At this time "many leading people, who had always wanted a reformed GDR, capitulated. And after you've capitulated, you needn't be surprised if you are run over completely.

Jobs slashed

"For women, by about the summer of 1990 it was becoming quite clear that we weren't going to reform the world at all. We were going to have our jobs cut out defending what we have — and this is the present situation. Nobody in the independent women's movement wants the GDR back as it was, but now women are going to be the absolute losers.

"There's going to be 50% unemployment. For all its terrible defects, the past system did allow women to achieve a certain amount of economic independence.

"Half the staff at universities were women. In some departments it was three quarters. It was, incidentally the same humanities departments that are very highly feminised in the western world. All the same, there was a much higher proportion in the physical sciences too.

"It was characteristic that these women would only reach the upper middle strata but, unlike in West Germany, at this level they had tenured positions. Now, in some cases whole faculties have been disbanded."
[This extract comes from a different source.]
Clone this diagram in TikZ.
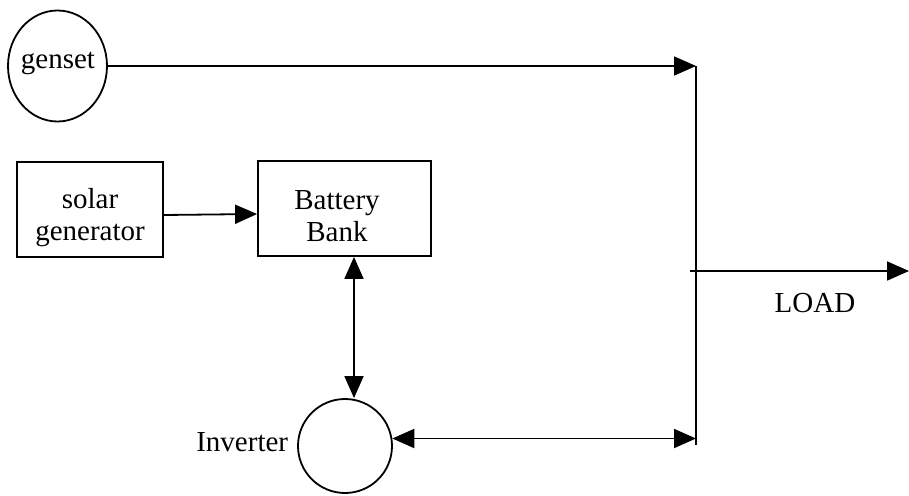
\documentclass[tikz,border=0pt]{standalone}
\usepackage{fontspec}
\setmainfont{Liberation Serif}
\usetikzlibrary{arrows.meta,shapes.geometric}
\begin{document}
\begin{tikzpicture}[x=1pt,y=-1pt,
  line width=1.8pt,
  every node/.style={font=\fontsize{29}{32}\selectfont},
  blockbox/.style={draw,rectangle,inner sep=0pt},
  boxtext/.style={align=center,inner sep=0pt},
  tri/.tip={Triangle[length=22pt,width=19pt]}]
\useasboundingbox (0,0) rectangle (909,495);
\node[draw,ellipse,minimum width=99pt,minimum height=111pt,inner sep=0pt] (genset) at (57.5,66) {};
\node[inner sep=0pt] (gensettext) at (58,63) {genset};
\node[blockbox,minimum width=146pt,minimum height=95pt] (solar) at (90,209.5) {};
\node[boxtext] (solartext) at (90,218) {solar\\generator};
\node[blockbox,minimum width=173pt,minimum height=95pt] (battery) at (344.5,208.5) {};
\node[boxtext] (batterytext) at (337,216) {Battery\\Bank};
\node[draw,circle,minimum size=94pt,inner sep=0pt] (inverter) at (345,446) {};
\node[anchor=east,inner sep=0pt] (invlabel) at (289,442) {Inverter};
\node (load) at (815,303) {LOAD};
\coordinate (bustop) at (696,66);
\coordinate (busbot) at (696,445);
\coordinate (tap) at (690,271);
\coordinate (loadend) at (909,271);
\draw (bustop) -- (busbot);
\draw[-tri] (genset) -- (bustop);
\draw[-tri] ([yshift=-5.5pt]solar.east) -- ([yshift=-5.5pt]battery.west);
\draw[tri-tri] ([xshift=9.5pt]battery.south) -- ([xshift=9.5pt]battery.south |- inverter.north);
\draw[tri-tri] (inverter.9.8) -- (inverter.9.8 -| busbot);
\draw[-tri] (tap) -- (loadend);
\end{tikzpicture}
\end{document}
Like other retrenched workers in the east, academics affected by these closures receive 70% of their basic salary for six months. Then, unless offered a job, they "drop into the abyss". Under this scheme "about a quarter of a million will become officially unemployed on July 1".

Women are worst hit, says Behrend, because so many were employed in labour-intensive manufacturing areas such as textiles, shoes and clothes. Many of these have been closed in "a deliberate act of destruction. In this country there were some perfectly competitive industries. For example, a new technique of cotton fabric manufacturing called Malimo had been invented and used. It produces materials you don't need to iron and that keep their colours beautifully. Now it has disappeared."

Abortion

Under the West German penal code, abortion is a criminal offence. West German women must travel to other countries for terminations. The German magazine Der Spiegel has carried reports of women forced to undergo a physical examination by border officials who suspect they may have had an abortion while abroad.
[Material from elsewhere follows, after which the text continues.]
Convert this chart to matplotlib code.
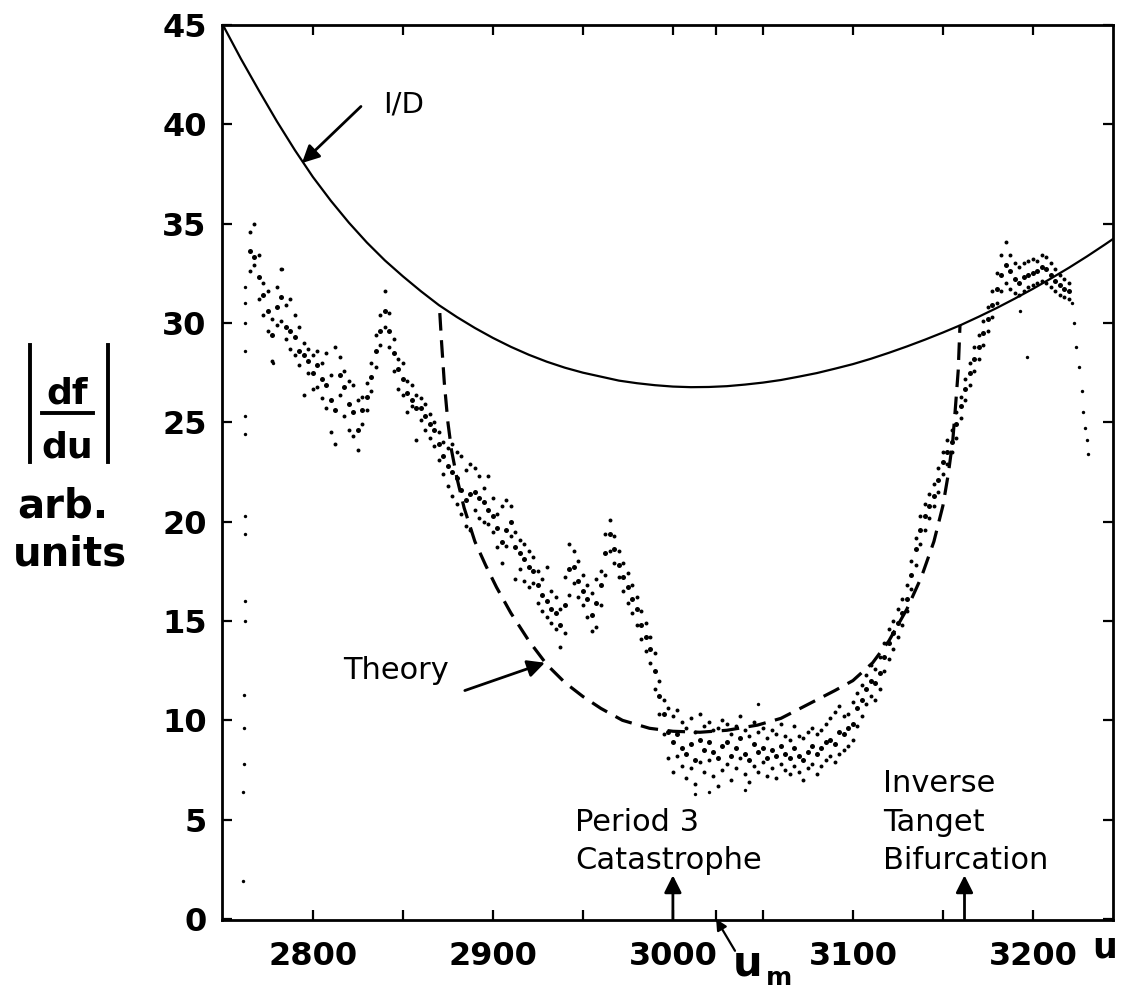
import matplotlib
matplotlib.use("Agg")
import matplotlib.pyplot as plt
import numpy as np

W, H = 1133, 993

# I/D envelope curve
id_u = [2750, 2760, 2770, 2780, 2790, 2800, 2810, 2820, 2830, 2840, 2850, 2860, 2870,
        2880, 2890, 2900, 2910, 2920, 2930, 2940, 2950, 2960, 2970, 2980, 2990, 3000,
        3010, 3020, 3030, 3040, 3050, 3060, 3070, 3080, 3090, 3100, 3110, 3120, 3130,
        3140, 3150, 3160, 3170, 3180, 3190, 3200, 3210, 3220, 3230, 3240, 3245]
id_f = [45.0, 43.3, 41.7, 40.15, 38.7, 37.35, 36.15, 35.05, 34.05, 33.15, 32.35, 31.6, 30.9,
        30.3, 29.75, 29.25, 28.8, 28.4, 28.05, 27.75, 27.5, 27.3, 27.1, 26.97, 26.87, 26.8,
        26.77, 26.78, 26.82, 26.9, 27.0, 27.13, 27.3, 27.48, 27.7, 27.93, 28.2, 28.5, 28.82,
        29.16, 29.52, 29.9, 30.32, 30.76, 31.23, 31.72, 32.24, 32.78, 33.35, 33.95, 34.26]

# theory curve
theory_u = [2870.5, 2871.5, 2873, 2875, 2877, 2880, 2884, 2890, 2896, 2902, 2910, 2920, 2930,
            2940, 2950, 2960, 2972, 2987, 3000, 3015, 3030, 3047, 3060, 3075, 3090, 3100,
            3111, 3120, 3130, 3138, 3145, 3150, 3153, 3155.5, 3157, 3158.5, 3159.5]
theory_f = [30.5, 29.0, 27.0, 25.0, 23.6, 22.2, 20.7, 19.0, 17.8, 16.7, 15.4, 14.0, 12.8,
            11.9, 11.2, 10.6, 10.0, 9.6, 9.45, 9.4, 9.5, 9.76, 10.1, 10.8, 11.5, 12.0,
            12.9, 14.0, 15.6, 17.2, 19.0, 20.8, 22.4, 24.1, 25.8, 27.6, 29.9]

# measured |df/du|: lower / middle / upper edge of the dot cloud, every 2.5 in u
obs_u = [2765 + 2.5 * i for i in range(183)]
obs_lo = [32.6, 32.9, 31.2, 30.4, 29.6, 28.1, 29.9, 30.1, 29.2, 28.7, 28.4, 27.9, 26.4, 27.5,
          26.7, 26.8, 26.2, 25.7, 24.5, 23.9, 26.4, 25.3, 24.6, 24.3, 23.6, 24.9, 25.6, 26.6,
          27.8, 28.9, 29.8, 28.8, 27.6, 26.7, 26.4, 25.5, 25.8, 24.1, 25.1, 24.6, 24.2, 23.8,
          23.1, 22.4, 21.8, 21.3, 20.9, 20.4, 19.8, 19.6, 20.6, 20.2, 20.0, 19.9, 19.5, 18.7,
          17.9, 18.8, 19.3, 17.1, 17.6, 17.0, 16.7, 16.9, 15.9, 15.5, 15.2, 14.9, 14.6, 13.7,
          14.4, 16.3, 16.9, 16.2, 15.8, 15.2, 14.5, 14.7, 15.8, 17.3, 18.5, 17.9, 17.2, 16.5,
          15.9, 15.4, 14.8, 14.1, 13.5, 12.9, 11.6, 10.3, 9.3, 8.1, 7.4, 8.2, 7.7, 7.1,
          7.6, 6.8, 7.9, 7.4, 8.0, 7.2, 6.7, 7.5, 7.8, 7.0, 7.6, 8.1, 7.3, 6.9,
          7.7, 7.4, 7.9, 7.2, 7.6, 7.1, 7.8, 7.5, 7.3, 7.7, 7.4, 7.0, 7.6, 7.8,
          7.3, 7.7, 8.0, 8.2, 7.9, 8.3, 8.5, 8.7, 9.0, 9.7, 10.2, 10.8, 11.2, 11.0,
          11.6, 12.5, 13.1, 13.6, 14.2, 14.8, 15.5, 16.6, 17.8, 18.9, 19.6, 20.2, 20.8, 21.5,
          22.4, 22.9, 23.5, 24.2, 25.2, 26.1, 26.9, 27.6, 28.2, 28.9, 29.6, 30.3, 31.0, 31.6,
          32.0, 31.7, 31.5, 31.4, 31.6, 31.8, 31.9, 32.0, 32.1, 32.0, 31.8, 31.6, 31.4, 31.3,
          31.2]
obs_mid = [33.6, 33.3, 32.3, 31.4, 30.6, 29.4, 30.8, 31.3, 29.8, 29.6, 29.3, 28.6, 28.4, 28.1,
           27.5, 27.9, 27.2, 26.9, 26.1, 25.6, 27.4, 26.8, 25.9, 25.5, 24.6, 25.6, 26.3, 27.3,
           28.6, 29.6, 30.6, 29.6, 28.5, 27.7, 27.2, 26.5, 26.1, 25.7, 25.7, 25.3, 24.9, 24.6,
           23.9, 23.3, 22.8, 22.5, 22.2, 21.6, 21.1, 21.4, 21.5, 21.2, 21.0, 20.6, 20.3, 19.7,
           19.0, 19.6, 20.0, 18.7, 18.4, 18.1, 17.7, 17.5, 16.8, 16.3, 16.0, 15.6, 15.4, 14.8,
           15.8, 17.6, 17.7, 17.0, 16.5, 16.1, 15.3, 15.9, 16.8, 18.4, 19.4, 18.6, 17.8, 17.2,
           16.7, 16.1, 15.6, 14.8, 14.2, 13.6, 12.5, 11.2, 10.3, 9.4, 8.9, 9.3, 8.6, 8.3,
           8.8, 8.0, 9.0, 8.5, 8.9, 8.4, 8.1, 8.7, 8.9, 8.2, 8.6, 9.1, 8.3, 8.0,
           8.8, 8.4, 8.6, 8.1, 8.5, 8.2, 8.7, 8.3, 8.1, 8.6, 8.2, 8.0, 8.4, 8.7,
           8.3, 8.6, 8.9, 9.0, 8.8, 9.4, 9.3, 9.6, 9.8, 10.6, 11.0, 11.6, 12.0, 11.9,
           12.4, 13.2, 13.9, 14.4, 14.9, 15.4, 16.1, 17.3, 18.6, 19.6, 20.3, 20.8, 21.3, 22.1,
           23.0, 23.5, 24.0, 24.9, 25.8, 26.7, 27.5, 28.2, 28.8, 29.5, 30.2, 30.9, 31.7, 32.4,
           32.9, 32.6, 32.2, 32.0, 32.3, 32.4, 32.5, 32.6, 32.8, 32.7, 32.4, 32.1, 31.9, 31.7,
           31.6]
obs_hi = [34.6, 35.0, 33.4, 32.0, 31.6, 30.2, 31.8, 32.7, 30.9, 31.2, 30.4, 29.8, 29.0, 28.7,
          28.4, 28.6, 28.0, 28.5, 27.4, 28.8, 28.3, 27.6, 27.1, 26.9, 26.1, 26.3, 27.0, 28.0,
          29.4, 30.4, 31.6, 30.5, 29.2, 28.2, 28.0, 27.1, 26.9, 26.4, 26.2, 25.9, 25.4, 25.0,
          24.5, 24.0, 23.7, 23.9, 23.5, 23.3, 22.6, 22.9, 22.7, 22.3, 21.7, 22.3, 21.2, 20.4,
          20.8, 21.1, 20.8, 19.5, 19.1, 18.9, 18.5, 18.2, 17.5, 17.1, 17.7, 16.5, 16.2, 15.6,
          17.2, 18.9, 18.5, 18.0, 17.3, 16.8, 16.4, 17.1, 17.5, 19.4, 20.1, 19.3, 18.5, 17.9,
          17.4, 16.8, 16.2, 15.5, 14.9, 14.2, 13.4, 12.0, 11.0, 10.6, 10.2, 10.5, 9.9, 9.6,
          10.1, 9.4, 10.3, 9.7, 9.9, 9.5, 9.6, 10.0, 9.8, 9.3, 9.7, 10.2, 9.5, 9.2,
          9.9, 9.4, 9.6, 9.1, 9.5, 9.3, 9.8, 9.2, 9.0, 9.7, 9.2, 9.1, 9.4, 9.6,
          9.3, 9.5, 9.8, 10.1, 10.4, 10.7, 10.2, 10.3, 10.9, 11.4, 11.8, 12.3, 12.8, 12.6,
          13.2, 13.9, 14.6, 15.0, 15.6, 16.1, 16.8, 18.0, 19.2, 20.3, 20.9, 21.4, 21.9, 22.7,
          23.5, 24.1, 24.6, 25.5, 26.3, 27.2, 28.0, 28.8, 29.4, 30.1, 30.8, 31.6, 32.5, 33.4,
          34.1, 33.4, 33.0, 32.8, 33.0, 33.1, 33.2, 33.1, 33.4, 33.3, 33.0, 32.7, 32.4, 32.2,
          32.0]

# isolated dots: left edge column, falling tail at the right end, strays
stray_u = [2762, 2762, 2762, 2762, 2762, 2762, 2762, 2762, 2762, 2762, 2761.5, 2761.5,
           2761.5, 2761, 2761, 2782.6, 2778, 3193, 3196.7, 3020, 3040, 3047, 3012,
           3221.7, 3223, 3224, 3225.5, 3227, 3228, 3229, 3230, 3230.6]
stray_f = [31.8, 31.0, 30.0, 28.6, 25.3, 24.4, 20.3, 19.4, 16.0, 15.0, 11.3, 9.6,
           7.8, 6.4, 1.9, 32.7, 28.0, 30.6, 28.3, 6.4, 6.5, 10.8, 6.3,
           31.0, 30.0, 28.8, 27.8, 26.6, 25.5, 24.7, 24.1, 23.4]

x_major = [2800, 2900, 3000, 3100, 3200]
x_minor = [2850, 2950, 3024, 3050, 3150]
y_ticks = list(range(0, 50, 5))


def fig_xy(px, py):
    return px / W, 1 - py / H


plt.rcParams["font.family"] = ["DejaVu Sans"]
fig = plt.figure(figsize=(W / 100, H / 100), dpi=100)
ax = fig.add_axes([222 / W, 1 - 920 / H, (1113 - 222) / W, (920 - 25) / H])

ax.plot(id_u, id_f, color="black", lw=1.6, solid_capstyle="butt")
ax.plot(theory_u, theory_f, color="black", lw=2.3, dashes=(5.5, 3.0))
ax.scatter(obs_u, obs_lo, s=8, color="black", linewidths=0)
ax.scatter(obs_u, obs_mid, s=13, color="black", linewidths=0)
ax.scatter(obs_u, obs_hi, s=8, color="black", linewidths=0)
ax.scatter(stray_u, stray_f, s=6, color="black", linewidths=0)

ax.set_xlim(2749.5, 3244.5)
ax.set_ylim(-0.05, 45)
ax.set_xticks(x_major)
ax.set_xticks(x_minor, minor=True)
ax.set_yticks(y_ticks)
ax.tick_params(which="both", direction="in", length=7, width=1.6,
               top=True, right=True, labelsize=23)
ax.tick_params(axis="x", pad=15)
ax.tick_params(axis="y", pad=11)
for lab in ax.get_xticklabels() + ax.get_yticklabels():
    lab.set_fontweight("bold")
for sp in ax.spines.values():
    sp.set_linewidth(2.0)

arrow = dict(arrowstyle="-|>", color="black", lw=2.0, mutation_scale=26,
             shrinkA=0, shrinkB=0)

# I/D label
ax.text(2850.5, 41.0, "I/D", fontsize=21, ha="center", va="center")
ax.annotate("", xy=(2793.9, 38.05), xytext=(2826.7, 40.9), arrowprops=arrow)

# Theory label
ax.text(2846, 12.1, "Theory", fontsize=22, ha="center", va="baseline")
ax.annotate("", xy=(2928.9, 12.9), xytext=(2884.4, 11.5), arrowprops=arrow)

# Period 3 Catastrophe
ax.text(2945.6, 4.43, "Period 3", fontsize=22, ha="left", va="baseline")
ax.text(2945.6, 2.5, "Catastrophe", fontsize=22, ha="left", va="baseline")
ax.annotate("", xy=(3000, 2.2), xytext=(3000, 0), arrowprops=arrow)

# Inverse Tangent Bifurcation
ax.text(3117, 6.4, "Inverse", fontsize=22, ha="left", va="baseline")
ax.text(3117, 4.43, "Tanget", fontsize=22, ha="left", va="baseline")
ax.text(3117, 2.5, "Bifurcation", fontsize=22, ha="left", va="baseline")
ax.annotate("", xy=(3162, 2.2), xytext=(3162, 0), arrowprops=arrow)

# u_m marker below the axis
ax.annotate("", xy=(3024, 0), xytext=(3034.5, -1.6), annotation_clip=False,
            arrowprops=dict(arrowstyle="-|>", color="black", lw=1.6,
                            mutation_scale=16, shrinkA=0, shrinkB=0))
fig.text(*fig_xy(733, 975), "u", fontsize=30, fontweight="bold", ha="left", va="baseline")
fig.text(*fig_xy(766, 985), "m", fontsize=18, fontweight="bold", ha="left", va="baseline")

# x-axis name
fig.text(*fig_xy(1092, 958), "u", fontsize=25, fontweight="bold", ha="left", va="baseline")

# y-axis label |df/du| arb. units
fig.text(*fig_xy(67, 404), "df", fontsize=26, fontweight="bold", ha="center", va="baseline")
fig.text(*fig_xy(67, 458), "du", fontsize=26, fontweight="bold", ha="center", va="baseline")
for (x0, y0, x1, y1) in [(42, 413, 93, 413), (30, 345, 30, 462), (108, 345, 108, 462)]:
    fx0, fy0 = fig_xy(x0, y0)
    fx1, fy1 = fig_xy(x1, y1)
    fig.add_artist(plt.Line2D([fx0, fx1], [fy0, fy1], color="black", lw=2.8,
                              transform=fig.transFigure))
fig.text(*fig_xy(63, 518), "arb.", fontsize=29, fontweight="bold", ha="center", va="baseline")
fig.text(*fig_xy(70, 565), "units", fontsize=29, fontweight="bold", ha="center", va="baseline")

fig.savefig("out.png", dpi=100)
Women in the former GDR, or "new provinces" as it is called, may lose their right to free abortion on demand in favour of this 19th century law. There are some, Behrend says, who try to justify that by pointing to the impersonal and often distressing way abortions were performed and to the lack of adequate contraception in the GDR. She does not agree. " All we needed was more money and resources so we could do away with the conveyor belt situation, and of course we need contraception as well."
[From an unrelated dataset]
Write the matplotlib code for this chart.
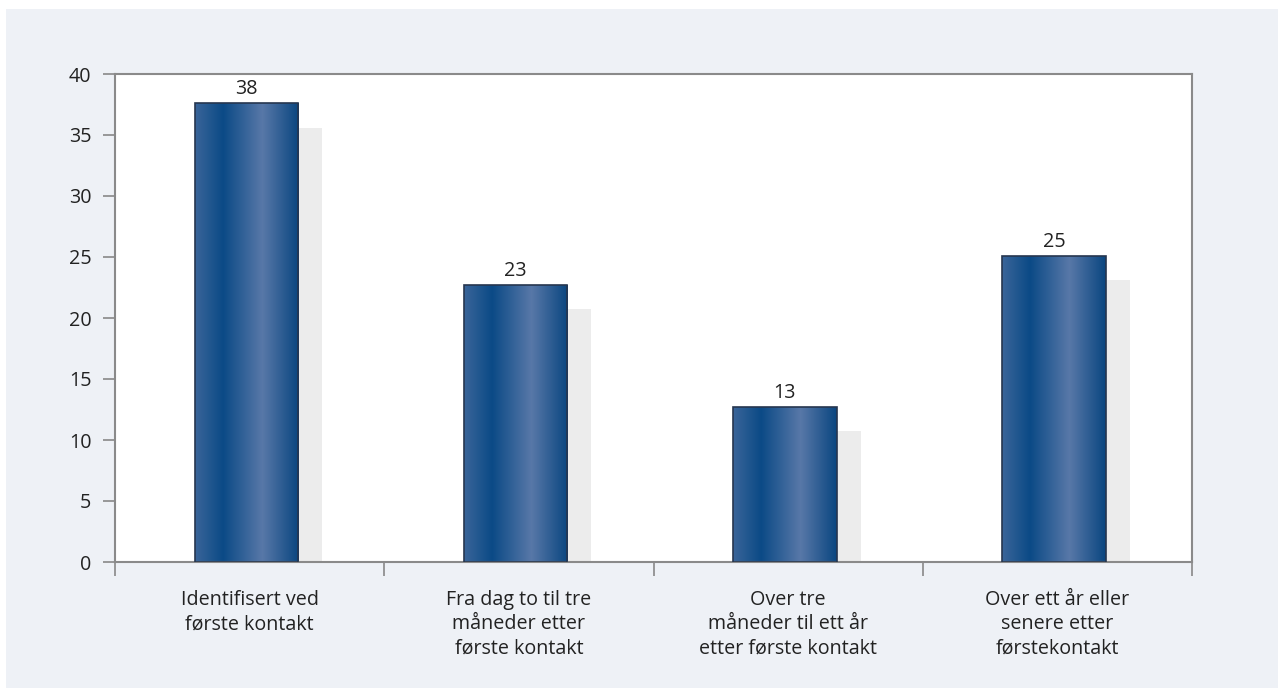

Eastern women are also trying to save child-care facilities which, while inadequate, were better than none at all. Very few women want to work full time in the home, she says, and even fewer can afford to.

When industries closed, so too did the creches and kindergartens attached to them. Others, previously state run, are now administered by local or provincial governments "most of whom are broke. They are therefore obliged to economise in all the areas that don't pay — education, child-care and culture, for example."

Kindergartens and creches are closed if they "are not full to the brim. Where more children can be squeezed into one facility you close another one, no matter whether it is convenient for the parents to take them to another place.

"The same is now happening with the elementary schools. They are understaffed according to the standards we had before. The children have to travel further to schools and so on. So really this type of economy is one that lowers the quality of life in every conceivable way.

"After abortion and child-care, there is the issue of compulsory religious instruction in schools. The lack of instruction in such an important cultural area as religion was a big deficit, but to replace it with an ideological stick to beat people into various pigeonholes is not good. Of course it will only be instruction in either Catholic or Protestant Christianity."

Conference

In Behrend's opinion, the Independent Women's Organisation's second conference in March "was typical of anything that I would call left is so difficult to get agreement around basic issues combined with tolerance for disagreements.

"I think in a way the miserable resistance offered at the moment is also part of the general mood or atmosphere. People don't see anyone leading them out of this disastrous situation."

While the conference was a chance for the several hundred women who attended to meet and talk for the first time, it failed, says Behrend, to present enough concrete resolutions for joint activity. Instead it was bogged down by debates over whether or not women should stand for election to parliament and how grassroots democracy should operate.

One topic discussed at length was "how to reach some sort of understanding between East and West German women, because in some ways the country has never been more divided than it is now. On the other hand, there have also never been more genuine efforts to try to understand each other.

"In this part of the world, feminist women, although there are now many who have come out as lesbians, are overwhelmingly heterosexual and they nearly all have children. In western Germany, no matter what the sexual orientation, only a tiny minority [of feminists] have children." Behrend thinks this is because in the West it is so difficult to combine a career with motherhood.

"This colours the demands. [At a recent discussion with feminist academics in Hamburg] it wasn't easy, but we had to learn to accept that we did have this option and we don't think women who do not have children are inferior." But at the same time, women in the West "must not think that women who have children cannot be feminists." She thinks that there are many western women who would support a campaign for abortion and child-care rights.

There had been quite a strong feminist movement in the GDR, especially in East Berlin before 1989. It was "regarded with the same hostility by the government as anything it didn't decree itself. But, for instance, I ran a feminist theory seminar at Humboldt University for the last six years. At that university [which is one of those now facing savage cuts and closures] staff could run whatever seminars they wanted as long as it had something to do with the curriculum.

"But publishing some research was very difficult. There were a lot of papers locked away in drawers in the sociology department. At the college of economy, which has now been closed altogether — so now they can't do anything either — it was far more difficult, but even so there was work."

Behrend acknowledges that the right to travel, access to better consumer goods and the end of the police state are crucial gains, and she thinks the collapse of the old system was unavoidable. "I am still debating with myself when it was inevitably doomed. But what is perfectly clear is that it was no model that could, out of itself, produce something that was really improved. I now think it was probably only reformable after a crash. The crash did come and the unfortunate thing is that it was not made use of. That breaks my heart."